Bayer Board in Emergency Meeting After Investors Rebuke CEO
(Bloomberg) -- Bayer AG’s supervisory board called an emergency meeting on Friday after Chief Executive Officer Werner Baumann lost a crucial confidence vote as investors questioned his handling of the $63 billion Monsanto deal and the wave of U.S. lawsuits that followed.
In a stunning development for the German drugs and chemicals company, about 55 percent of shareholders voted against absolving Baumann and other managers of responsibility for their actions in the takeover last year. Though the result isn’t legally binding, it throws his future into question and prompted an immediate supervisory board session. Similar rejections have cost German CEOs their jobs.
Chairman Werner Wenning said the board is taking the vote “very seriously” and would “do everything to win back the trust of shareholders as quickly and completely as possible.”
“We regret this exceedingly,” Wenning said. “Nevertheless, the voting results show that the stockholders’ meeting wanted to send a clear signal.”
The vote at around 10 p.m. local time capped a tumultuous meeting in Bonn, with investors berating Baumann, arguing with Wenning and demanding explanations for the erasure of some 35 billion euros ($39 billion) in market value since the deal. At the heart of the debate was whether Baumann, Wenning and other leaders properly assessed the legal risks of Roundup, the controversial weedkiller it acquired together with Monsanto.

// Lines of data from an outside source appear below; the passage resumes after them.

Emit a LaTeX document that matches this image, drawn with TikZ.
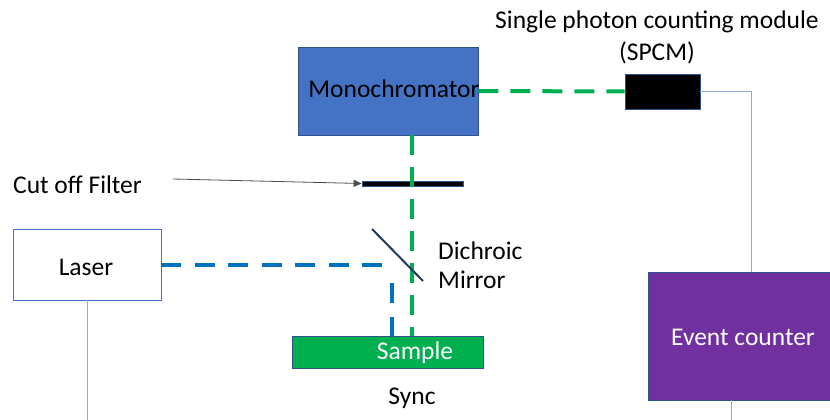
\documentclass[tikz,border=0pt]{standalone}
\usepackage{fontspec}
\setmainfont{Carlito}
\usetikzlibrary{arrows.meta}
\definecolor{mblue}{HTML}{4472C4}
\definecolor{dblue}{HTML}{2F528F}
\definecolor{lgreen}{HTML}{00B050}
\definecolor{bbeam}{HTML}{0070C0}
\definecolor{purp}{HTML}{7030A0}
\definecolor{thin}{HTML}{8FAADC}
\definecolor{navy}{HTML}{1F3864}
\tikzset{
  box/.style={draw=dblue, line width=0.8pt, inner sep=0pt, rectangle},
  txt/.style={font=\fontsize{25.5}{30}\selectfont, inner sep=0pt},
  gbeam/.style={draw=lgreen, line width=4pt, dash pattern=on 20pt off 12pt},
  bbeamst/.style={draw=bbeam, line width=4pt, dash pattern=on 20pt off 13.5pt},
  wire/.style={draw=thin, line width=1pt},
}
\begin{document}
\begin{tikzpicture}[x=1pt,y=-1pt]
\useasboundingbox (0,0) rectangle (830,420);
% boxes
\node[box, fill=mblue, minimum width=180pt, minimum height=88pt] (mono) at (388,91) {};
\node[box, fill=black, minimum width=75pt, minimum height=35pt] (spcm) at (662.5,91.5) {};
\node[box, fill=purp, minimum width=190pt, minimum height=128pt] (event) at (743,336) {};
\node[box, draw=mblue, fill=white, minimum width=148pt, minimum height=71pt] (laser) at (87,264.5) {};
\node[box, fill=lgreen, minimum width=191pt, minimum height=32pt] (sample) at (387.5,352) {};
\node[box, fill=black, minimum width=101pt, minimum height=5pt] (filter) at (412.5,183.5) {};
% texts
\node[txt] (monot) at (394,89) {Monochromator};
\node[txt] (spcmt1) at (657,22) {Single photon counting module};
\node[txt] (spcmt2) at (657,53) {(SPCM)};
\node[txt, anchor=west] (filtt) at (13,185) {Cut off Filter};
\node[txt, anchor=west] (dich) at (438,251) {Dichroic};
\node[txt, anchor=west] (mirr) at (438,280) {Mirror};
\node[txt] (sync) at (412,398) {Sync};
\node[txt] (lasert) at (86,267) {Laser};
\node[txt, text=white] (samplet) at (415,353) {Sample};
\node[txt, text=white] (eventt) at (743,337) {Event counter};
% coordinates
\coordinate (gx) at (412,0);
\coordinate (bend) at (382,264.5);
\coordinate (bx) at (392,283);
\coordinate (m1) at (372,229);
\coordinate (m2) at (423,281);
\coordinate (fa) at (173,179);
\coordinate (ec) at (751,91.5);
\coordinate (bottom) at (0,420);
% beams
\draw[gbeam] (mono.east) -- (spcm.west);
\draw[gbeam] (mono.south -| gx) -- (sample.north -| gx);
\draw[bbeamst] (laser.east) -- (bend);
\draw[bbeamst] (bx) -- (sample.north -| bx);
% mirror
\draw[navy, line width=2pt] (m1) -- (m2);
% filter arrow
\draw[black!70, line width=0.8pt, -{Triangle[length=8pt,width=7pt]}] (fa) -- (filter.west);
% wires
\draw[wire] (spcm.east) -- (ec) -- (ec |- event.north);
\draw[wire] (event.south -| 731,0) -- (731,420);
\draw[wire] (laser.south) -- (laser.south |- bottom);
\end{tikzpicture}
\end{document}
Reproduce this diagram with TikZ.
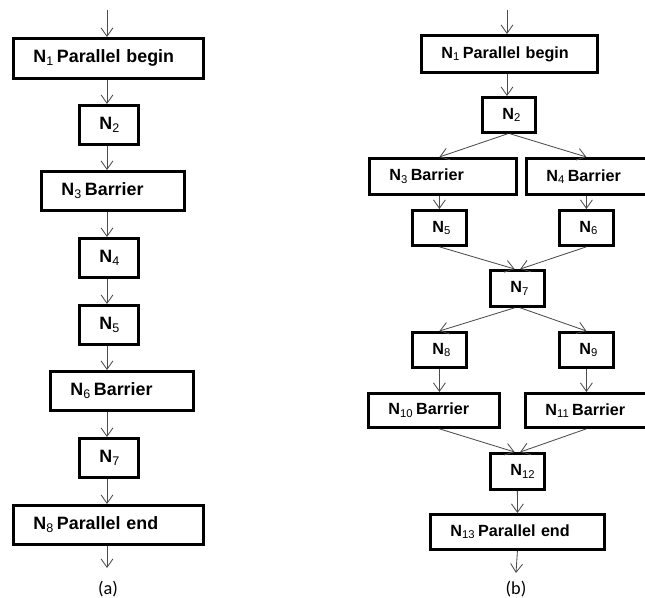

“The loss of a nonbinding confidence vote at Bayer’s annual meeting may hasten management changes and the eventual logical split of Crop Chemicals and Pharmaceuticals into separate companies,” said Bloomberg Intelligence’s Christopher Perrella.
Before the ballot, Bayer said a majority of shareholders opting not to endorse its managers’ actions at such a meeting hasn’t happened in at least 20 years, and possibly for its entire history. Former Deutsche Bank AG co-CEO Anshu Jain stepped down in 2015 after a 61 percent approval vote from investors. In a separate motion, some 66 percent voted to clear Wenning and the rest of the supervisory board.
Bayer completed the Monsanto takeover last June after years of wrangling with antitrust regulators. Then in August, a California jury found that glyphosate, the main ingredient in Roundup, caused a school groundskeeper’s cancer. Lawsuits have multiplied since then, totaling 13,400 U.S. cases by April 11. Bayer has vowed to fight in court and says there’s no scientific proof that glyphosate causes cancer.
“Mr. Baumann, what have you done with our stable company?,” said Joachim Kregel, a representative of German shareholders association SdK. In just two years, “the erstwhile pharma giant has mutated into a dwarf,” said Ingo Speich, chief of sustainability and corporate governance at Deka Investment.
Earlier, Wenning and his protege Baumann sought to reassure stockholders even as hundreds of protesters outside erected the CEO’s effigy from bales of hay and shouted “shame on you.” Inside, investors demanded explanations, with one likening the company to “a pile of broken glass.”
“The supervisory board is convinced that the strategy of management, including the takeover of Monsanto, was the right path,” Wenning said. “We have the fullest trust that Bayer under the leadership of Mr. Baumann will be very successful.”